> _Data provided_

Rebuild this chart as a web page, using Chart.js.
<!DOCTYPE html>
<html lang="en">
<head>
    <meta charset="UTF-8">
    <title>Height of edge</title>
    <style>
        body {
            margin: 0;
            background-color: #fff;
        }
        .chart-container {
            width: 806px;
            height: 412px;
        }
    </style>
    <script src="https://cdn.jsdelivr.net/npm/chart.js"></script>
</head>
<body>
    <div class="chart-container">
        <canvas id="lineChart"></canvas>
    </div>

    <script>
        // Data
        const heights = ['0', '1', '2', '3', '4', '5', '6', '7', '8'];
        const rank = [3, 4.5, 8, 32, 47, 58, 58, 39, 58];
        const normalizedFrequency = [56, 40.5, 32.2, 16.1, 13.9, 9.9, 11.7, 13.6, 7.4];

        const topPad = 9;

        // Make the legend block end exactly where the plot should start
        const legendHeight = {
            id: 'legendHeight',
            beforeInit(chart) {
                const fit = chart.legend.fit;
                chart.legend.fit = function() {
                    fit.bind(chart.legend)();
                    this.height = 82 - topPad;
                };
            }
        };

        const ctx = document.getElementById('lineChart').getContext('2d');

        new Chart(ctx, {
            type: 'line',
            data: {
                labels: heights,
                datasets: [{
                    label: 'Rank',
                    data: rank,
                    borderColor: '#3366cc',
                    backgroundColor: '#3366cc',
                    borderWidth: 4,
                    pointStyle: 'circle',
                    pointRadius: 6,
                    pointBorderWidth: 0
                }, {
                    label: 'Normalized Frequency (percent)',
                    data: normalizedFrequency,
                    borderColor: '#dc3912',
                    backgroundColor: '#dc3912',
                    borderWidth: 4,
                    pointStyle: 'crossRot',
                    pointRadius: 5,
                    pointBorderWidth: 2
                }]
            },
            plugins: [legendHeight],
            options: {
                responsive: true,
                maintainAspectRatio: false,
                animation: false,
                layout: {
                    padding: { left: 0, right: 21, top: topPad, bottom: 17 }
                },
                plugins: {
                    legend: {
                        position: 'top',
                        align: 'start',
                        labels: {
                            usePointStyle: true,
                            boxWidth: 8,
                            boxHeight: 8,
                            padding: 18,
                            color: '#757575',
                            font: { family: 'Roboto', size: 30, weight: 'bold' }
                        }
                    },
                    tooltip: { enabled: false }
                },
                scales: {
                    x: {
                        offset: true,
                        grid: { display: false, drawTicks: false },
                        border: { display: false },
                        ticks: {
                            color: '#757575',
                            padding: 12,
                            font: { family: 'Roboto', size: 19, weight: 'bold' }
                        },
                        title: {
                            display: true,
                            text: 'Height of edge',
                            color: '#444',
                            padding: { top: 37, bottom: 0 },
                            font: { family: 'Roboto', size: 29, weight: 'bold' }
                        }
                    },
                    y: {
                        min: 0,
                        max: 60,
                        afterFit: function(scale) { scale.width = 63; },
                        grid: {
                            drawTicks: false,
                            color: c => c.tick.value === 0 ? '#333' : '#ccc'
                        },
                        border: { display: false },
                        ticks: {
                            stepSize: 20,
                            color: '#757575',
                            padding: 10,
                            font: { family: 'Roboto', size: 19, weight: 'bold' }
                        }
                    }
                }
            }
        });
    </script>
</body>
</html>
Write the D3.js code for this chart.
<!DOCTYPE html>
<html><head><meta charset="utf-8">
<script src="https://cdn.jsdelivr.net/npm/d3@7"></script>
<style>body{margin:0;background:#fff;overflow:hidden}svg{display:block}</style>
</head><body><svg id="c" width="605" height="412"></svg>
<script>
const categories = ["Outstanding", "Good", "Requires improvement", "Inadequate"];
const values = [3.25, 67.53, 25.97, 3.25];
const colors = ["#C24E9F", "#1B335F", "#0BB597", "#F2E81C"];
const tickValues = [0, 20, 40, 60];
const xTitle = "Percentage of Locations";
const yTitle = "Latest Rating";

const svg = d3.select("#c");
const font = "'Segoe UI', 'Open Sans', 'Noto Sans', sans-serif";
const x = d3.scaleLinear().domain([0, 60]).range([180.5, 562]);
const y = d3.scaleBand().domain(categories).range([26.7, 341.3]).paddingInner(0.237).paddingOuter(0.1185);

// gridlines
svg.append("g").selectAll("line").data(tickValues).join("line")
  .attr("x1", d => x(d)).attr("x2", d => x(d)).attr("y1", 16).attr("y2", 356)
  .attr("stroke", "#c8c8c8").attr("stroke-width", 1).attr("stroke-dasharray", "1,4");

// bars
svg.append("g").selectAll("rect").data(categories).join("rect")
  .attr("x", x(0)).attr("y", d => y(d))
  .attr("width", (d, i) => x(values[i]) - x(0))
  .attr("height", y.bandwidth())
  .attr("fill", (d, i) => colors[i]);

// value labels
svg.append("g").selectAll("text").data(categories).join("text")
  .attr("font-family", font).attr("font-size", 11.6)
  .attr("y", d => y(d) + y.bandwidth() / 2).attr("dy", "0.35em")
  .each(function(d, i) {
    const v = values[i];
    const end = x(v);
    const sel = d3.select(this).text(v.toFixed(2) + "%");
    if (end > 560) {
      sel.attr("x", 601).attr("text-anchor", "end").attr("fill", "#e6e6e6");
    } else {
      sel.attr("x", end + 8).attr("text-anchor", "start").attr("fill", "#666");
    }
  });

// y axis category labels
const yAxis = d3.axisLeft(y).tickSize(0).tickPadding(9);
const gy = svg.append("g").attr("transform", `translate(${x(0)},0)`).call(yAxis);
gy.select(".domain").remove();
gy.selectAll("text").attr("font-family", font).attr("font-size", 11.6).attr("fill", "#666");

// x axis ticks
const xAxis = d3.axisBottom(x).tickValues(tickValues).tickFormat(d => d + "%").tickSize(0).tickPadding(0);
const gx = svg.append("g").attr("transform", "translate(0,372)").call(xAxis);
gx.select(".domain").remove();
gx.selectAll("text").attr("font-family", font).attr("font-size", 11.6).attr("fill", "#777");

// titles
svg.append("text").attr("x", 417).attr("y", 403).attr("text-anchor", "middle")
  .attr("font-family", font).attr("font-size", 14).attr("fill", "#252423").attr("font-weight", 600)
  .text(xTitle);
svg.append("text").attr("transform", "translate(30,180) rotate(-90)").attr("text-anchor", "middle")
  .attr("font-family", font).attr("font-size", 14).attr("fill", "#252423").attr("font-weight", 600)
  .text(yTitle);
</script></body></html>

> _Given instruction_
Write the entire listing out again, word for word.

> _Full answer_
Rebuild this chart as a web page, using Chart.js.
<!DOCTYPE html>
<html lang="en">
<head>
    <meta charset="UTF-8">
    <title>Height of edge</title>
    <style>
        body {
            margin: 0;
            background-color: #fff;
        }
        .chart-container {
            width: 806px;
            height: 412px;
        }
    </style>
    <script src="https://cdn.jsdelivr.net/npm/chart.js"></script>
</head>
<body>
    <div class="chart-container">
        <canvas id="lineChart"></canvas>
    </div>

    <script>
        // Data
        const heights = ['0', '1', '2', '3', '4', '5', '6', '7', '8'];
        const rank = [3, 4.5, 8, 32, 47, 58, 58, 39, 58];
        const normalizedFrequency = [56, 40.5, 32.2, 16.1, 13.9, 9.9, 11.7, 13.6, 7.4];

        const topPad = 9;

        // Make the legend block end exactly where the plot should start
        const legendHeight = {
            id: 'legendHeight',
            beforeInit(chart) {
                const fit = chart.legend.fit;
                chart.legend.fit = function() {
                    fit.bind(chart.legend)();
                    this.height = 82 - topPad;
                };
            }
        };

        const ctx = document.getElementById('lineChart').getContext('2d');

        new Chart(ctx, {
            type: 'line',
            data: {
                labels: heights,
                datasets: [{
                    label: 'Rank',
                    data: rank,
                    borderColor: '#3366cc',
                    backgroundColor: '#3366cc',
                    borderWidth: 4,
                    pointStyle: 'circle',
                    pointRadius: 6,
                    pointBorderWidth: 0
                }, {
                    label: 'Normalized Frequency (percent)',
                    data: normalizedFrequency,
                    borderColor: '#dc3912',
                    backgroundColor: '#dc3912',
                    borderWidth: 4,
                    pointStyle: 'crossRot',
                    pointRadius: 5,
                    pointBorderWidth: 2
                }]
            },
            plugins: [legendHeight],
            options: {
                responsive: true,
                maintainAspectRatio: false,
                animation: false,
                layout: {
                    padding: { left: 0, right: 21, top: topPad, bottom: 17 }
                },
                plugins: {
                    legend: {
                        position: 'top',
                        align: 'start',
                        labels: {
                            usePointStyle: true,
                            boxWidth: 8,
                            boxHeight: 8,
                            padding: 18,
                            color: '#757575',
                            font: { family: 'Roboto', size: 30, weight: 'bold' }
                        }
                    },
                    tooltip: { enabled: false }
                },
                scales: {
                    x: {
                        offset: true,
                        grid: { display: false, drawTicks: false },
                        border: { display: false },
                        ticks: {
                            color: '#757575',
                            padding: 12,
                            font: { family: 'Roboto', size: 19, weight: 'bold' }
                        },
                        title: {
                            display: true,
                            text: 'Height of edge',
                            color: '#444',
                            padding: { top: 37, bottom: 0 },
                            font: { family: 'Roboto', size: 29, weight: 'bold' }
                        }
                    },
                    y: {
                        min: 0,
                        max: 60,
                        afterFit: function(scale) { scale.width = 63; },
                        grid: {
                            drawTicks: false,
                            color: c => c.tick.value === 0 ? '#333' : '#ccc'
                        },
                        border: { display: false },
                        ticks: {
                            stepSize: 20,
                            color: '#757575',
                            padding: 10,
                            font: { family: 'Roboto', size: 19, weight: 'bold' }
                        }
                    }
                }
            }
        });
    </script>
</body>
</html>
Write the D3.js code for this chart.
<!DOCTYPE html>
<html><head><meta charset="utf-8">
<script src="https://cdn.jsdelivr.net/npm/d3@7"></script>
<style>body{margin:0;background:#fff;overflow:hidden}svg{display:block}</style>
</head><body><svg id="c" width="605" height="412"></svg>
<script>
const categories = ["Outstanding", "Good", "Requires improvement", "Inadequate"];
const values = [3.25, 67.53, 25.97, 3.25];
const colors = ["#C24E9F", "#1B335F", "#0BB597", "#F2E81C"];
const tickValues = [0, 20, 40, 60];
const xTitle = "Percentage of Locations";
const yTitle = "Latest Rating";

const svg = d3.select("#c");
const font = "'Segoe UI', 'Open Sans', 'Noto Sans', sans-serif";
const x = d3.scaleLinear().domain([0, 60]).range([180.5, 562]);
const y = d3.scaleBand().domain(categories).range([26.7, 341.3]).paddingInner(0.237).paddingOuter(0.1185);

// gridlines
svg.append("g").selectAll("line").data(tickValues).join("line")
  .attr("x1", d => x(d)).attr("x2", d => x(d)).attr("y1", 16).attr("y2", 356)
  .attr("stroke", "#c8c8c8").attr("stroke-width", 1).attr("stroke-dasharray", "1,4");

// bars
svg.append("g").selectAll("rect").data(categories).join("rect")
  .attr("x", x(0)).attr("y", d => y(d))
  .attr("width", (d, i) => x(values[i]) - x(0))
  .attr("height", y.bandwidth())
  .attr("fill", (d, i) => colors[i]);

// value labels
svg.append("g").selectAll("text").data(categories).join("text")
  .attr("font-family", font).attr("font-size", 11.6)
  .attr("y", d => y(d) + y.bandwidth() / 2).attr("dy", "0.35em")
  .each(function(d, i) {
    const v = values[i];
    const end = x(v);
    const sel = d3.select(this).text(v.toFixed(2) + "%");
    if (end > 560) {
      sel.attr("x", 601).attr("text-anchor", "end").attr("fill", "#e6e6e6");
    } else {
      sel.attr("x", end + 8).attr("text-anchor", "start").attr("fill", "#666");
    }
  });

// y axis category labels
const yAxis = d3.axisLeft(y).tickSize(0).tickPadding(9);
const gy = svg.append("g").attr("transform", `translate(${x(0)},0)`).call(yAxis);
gy.select(".domain").remove();
gy.selectAll("text").attr("font-family", font).attr("font-size", 11.6).attr("fill", "#666");

// x axis ticks
const xAxis = d3.axisBottom(x).tickValues(tickValues).tickFormat(d => d + "%").tickSize(0).tickPadding(0);
const gx = svg.append("g").attr("transform", "translate(0,372)").call(xAxis);
gx.select(".domain").remove();
gx.selectAll("text").attr("font-family", font).attr("font-size", 11.6).attr("fill", "#777");

// titles
svg.append("text").attr("x", 417).attr("y", 403).attr("text-anchor", "middle")
  .attr("font-family", font).attr("font-size", 14).attr("fill", "#252423").attr("font-weight", 600)
  .text(xTitle);
svg.append("text").attr("transform", "translate(30,180) rotate(-90)").attr("text-anchor", "middle")
  .attr("font-family", font).attr("font-size", 14).attr("fill", "#252423").attr("font-weight", 600)
  .text(yTitle);
</script></body></html>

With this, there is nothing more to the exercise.